MIRANSHAH: Militants blew up the election office of an independent candidate in northwest Pakistan yesterday, adding to security fears ahead of historic national polls next month.
No one was hurt in the bombing in Miranshah, which is the main town in North Waziristan and a known hub of Taliban and Al Qaeda linked militants, bordering Afghanistan.
But the bombing is likely to fuel concerns that violence will mar the national and regional elections on May 11, which will mark the country’s first democratic transition of power after a civilian government has served a full term in office.
“Militants blew up the election office of Kamran Khan with explosive at around 5.00am,” an intelligence official in Miranshah said, adding that all three rooms of the office were destroyed.
Residents in Miranshah confirmed the bombing and said that an adjacent mosque was also damaged in the blast.
Khan is a former legislator from North Waziristan who supported the outgoing government led by the Pakistan People’s Party, the official said.
Nobody immediately claimed responsibility for the attack.
But umbrella Taliban faction Tehreek-e-Taliban Pakistan has made death threats against the three main secular parties that made up the outgoing government and who backed army operations against the Islamist militants.
On Thursday, militants shot dead a candidate for outgoing coalition partner the Muttahida Qaumi Movement (MQM), the first to die in the election campaign, in an attack claimed by the Taliban.
Pakistan says more than 35,000 people have been killed as a result of terrorism in the country since the 9/11 attacks on the United States.
Election candidates allowed to keep five civilian armed bodyguards
After the attacks contenders would now be allowed to keep five civilian bodyguards with licensed arms during the polls campaign, official sources said here yesterday.
Also, the police in Khyber Pakhtunkhwa which is more prone to militant attacks has done categorisation of polling stations in all the districts where deployment would be made as per the sensitive situation in the area, the source disclosed.
After bomb attack in Bannu on an a provincial assembly candidate Adnan Wazir last month, the life attempt on seasoned nationalist leader Arbab Ayub Jan on Thursday showed that the political leaders and candidates are under threat during electioneering.
Arbab Ayub Jan, the ANP candidate from NA-4 Peshawar, escaped a bomb attack on his car near his house when he was returning along with his son Arbab Usman, who is a candidate for PK-9, from a public meeting in Tarnab Farm Thursday night.
The Khyber Pakhtunkhwa Police has forwarded its suggestions and demands to the government for ensuring peaceful elections in the province, the source said.
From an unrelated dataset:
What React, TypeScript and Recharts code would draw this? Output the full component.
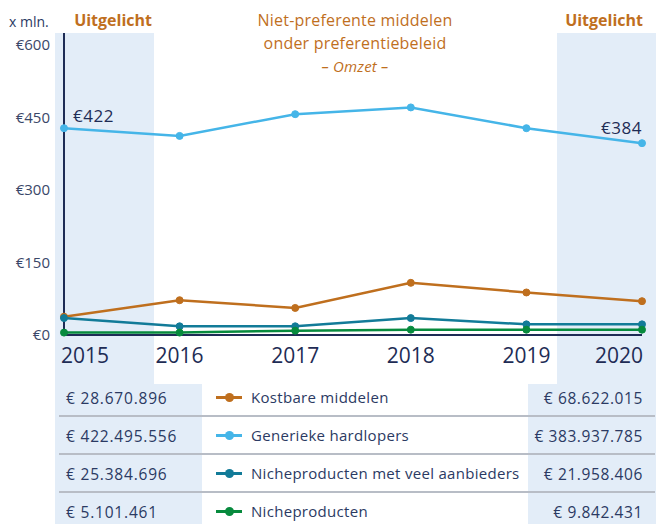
import React from 'react';
import { LineChart, Line, XAxis, YAxis, LabelList } from 'recharts';

const years = ['2015', '2016', '2017', '2018', '2019', '2020'];
const kostbare = [38, 72, 56, 108, 88, 70];
const generieke = [428, 412, 457, 471, 428, 397];
const nicheVeel = [35, 18, 18, 35, 22, 22];
const niche = [5, 5, 9, 11, 11, 11];
const yTicks = [0, 150, 300, 450, 600];

const seriesNames = ['Kostbare middelen', 'Generieke hardlopers', 'Nicheproducten met veel aanbieders', 'Nicheproducten'];
const seriesKeys = ['kostbare', 'generieke', 'nicheVeel', 'niche'];
const seriesColors = ['#BF6F1E', '#45B5E8', '#127B98', '#078A3D'];
const values2015 = ['€ 28.670.896', '€ 422.495.556', '€ 25.384.696', '€ 5.101.461'];
const values2020 = ['€ 68.622.015', '€ 383.937.785', '€ 21.958.406', '€ 9.842.431'];
const endLabels = ['€422', '€384'];

const data = years.map((y, i) => ({
  year: y,
  kostbare: kostbare[i],
  generieke: generieke[i],
  nicheVeel: nicheVeel[i],
  niche: niche[i],
}));

const NAVY = '#1E2C55';
const TEXT = '#2B3A63';
const BAND = '#E3EDF8';
const ORANGE = '#BF6F1E';
const FONT = '"Open Sans", sans-serif';

const YearTick = (props: any) => {
  const { x, y, payload, index } = props;
  const last = index === years.length - 1;
  const anchor = index === 0 ? 'start' : last ? 'end' : 'middle';
  const dx = index === 0 ? -3 : last ? 1 : 0;
  return (
    <text x={x + dx} y={y + 28} textAnchor={anchor} fill={NAVY} fontSize={21} fontFamily={FONT}>
      {payload.value}
    </text>
  );
};

const EndLabel = (props: any) => {
  const { x, y, index } = props;
  if (index === 0) {
    return <text x={x + 9} y={y - 6} fill={NAVY} fontSize={17} fontFamily={FONT} letterSpacing={0.5}>{endLabels[0]}</text>;
  }
  if (index === years.length - 1) {
    return <text x={x} y={y - 9} textAnchor="end" fill={NAVY} fontSize={17} fontFamily={FONT} letterSpacing={0.5}>{endLabels[1]}</text>;
  }
  return null;
};

export default function App() {
  const cell = { position: 'absolute' as const, top: 9, fontSize: 15, color: TEXT };
  return (
    <div style={{ position: 'relative', width: 656, height: 524, background: '#fff', fontFamily: FONT, overflow: 'hidden' }}>
      <style>{`body{margin:0}`}</style>
      {/* highlight bands */}
      <div style={{ position: 'absolute', left: 55, top: 33, width: 99, height: 352, background: BAND }} />
      <div style={{ position: 'absolute', left: 557, top: 33, width: 99, height: 352, background: BAND }} />
      <div style={{ position: 'absolute', left: 55, top: 384, width: 147, height: 140, background: BAND }} />
      <div style={{ position: 'absolute', left: 528, top: 384, width: 128, height: 140, background: BAND }} />

      <div style={{ position: 'absolute', left: 9, top: 12, fontSize: 14, color: TEXT }}>x mln.</div>
      <div style={{ position: 'absolute', right: 504, top: 9, fontSize: 16, fontWeight: 700, color: ORANGE }}>Uitgelicht</div>
      <div style={{ position: 'absolute', right: 13, top: 9, fontSize: 16, fontWeight: 700, color: ORANGE }}>Uitgelicht</div>
      <div style={{ position: 'absolute', left: 205, width: 300, top: 9, textAlign: 'center', fontSize: 16, lineHeight: '23px', color: ORANGE, letterSpacing: 0.2 }}>
        Niet-preferente middelen<br />onder preferentiebeleid<br />
        <span style={{ fontStyle: 'italic', fontSize: 15, lineHeight: '17px' }}>– Omzet –</span>
      </div>

      <div style={{ position: 'absolute', left: 0, top: 0 }}>
        <LineChart width={656} height={385} data={data} margin={{ top: 33, right: 14, left: 0, bottom: 0 }}>
          <XAxis
            dataKey="year"
            height={50}
            tick={<YearTick />}
            tickLine={false}
            tickSize={0}
            tickMargin={0}
            interval={0}
            axisLine={{ stroke: NAVY, strokeWidth: 2 }}
          />
          <YAxis
            width={64}
            domain={[0, 625]}
            ticks={yTicks}
            tickFormatter={(v) => `€${v}`}
            tick={{ fontSize: 15, fill: '#3A4768', fontFamily: FONT }}
            tickLine={false}
            tickSize={0}
            tickMargin={14}
            axisLine={{ stroke: NAVY, strokeWidth: 2 }}
          />
          {seriesKeys.map((k, i) => (
            <Line
              key={k}
              dataKey={k}
              name={seriesNames[i]}
              stroke={seriesColors[i]}
              strokeWidth={2.5}
              dot={{ r: 3.5, fill: seriesColors[i], stroke: seriesColors[i], strokeWidth: 1 }}
              activeDot={false}
              isAnimationActive={false}
            >
              {k === 'generieke' && <LabelList dataKey={k} content={<EndLabel />} />}
            </Line>
          ))}
        </LineChart>
      </div>

      {/* table legend */}
      {seriesNames.map((name, i) => {
        const top = 378 + i * 38;
        return (
          <div key={name} style={{ position: 'absolute', left: 0, top, width: 656, height: 38 }}>
            <div style={{ ...cell, left: 66, fontSize: 15.5, letterSpacing: 0.8 }}>{values2015[i]}</div>
            <div style={{ position: 'absolute', left: 216, top: 18, width: 26, height: 3, background: seriesColors[i] }} />
            <div style={{ position: 'absolute', left: 225, top: 15, width: 9, height: 9, borderRadius: '50%', background: seriesColors[i] }} />
            <div style={{ ...cell, left: 251, letterSpacing: 0.3 }}>{name}</div>
            <div style={{ ...cell, right: 13, fontSize: 15.5, letterSpacing: 0.6 }}>{values2020[i]}</div>
            {i < seriesNames.length - 1 && (
              <div style={{ position: 'absolute', left: 59, top: 37, width: 596, height: 2, background: '#B8BDC6' }} />
            )}
          </div>
        );
      })}
    </div>
  );
}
It added that the KP Police have suggested deployment of Quick Response Force to ensure peaceful polls.
“Under instructions from the Election Commission of Pakistan, politicians can keep five civilians with licensed arms as guards. They need to be verified from the police first,” the Additional Inspector General Police, Operations, Khyber Pakhtunkhwa, Masood Khan Afridi, said.
He said the situation would improve if the platoons of the Frontier Constabulary deployed in other parts of the country are returned to Khyber Pakhtunkhwa.
Arbab Ayub Jan and the senior ANP leader and candidate from NA-1 Peshawar Ghulam Ahmad Bilour on Thursday asked for adequate security to the candidates and politicians. Arbab Ayub Jan feared any untoward incident in future can even affect the election process.
Though the ANP leadership is claiming it isn’t scared of such attacks and would continue its mission of restoration of peace in Khyber Pakhtunkhwa and Fata, the two attacks have triggered concerns among the voters in general and the workers of the political parties, especially ANP, in particular.
Most candidates of different political parties, busy in election campaign in rural Peshawar and southern districts of KP, haven’t been provided adequate security by the government. Some of these contenders have arranged one or two gunmen on their own but the measures taken by them are not enough to counter a bomb attack.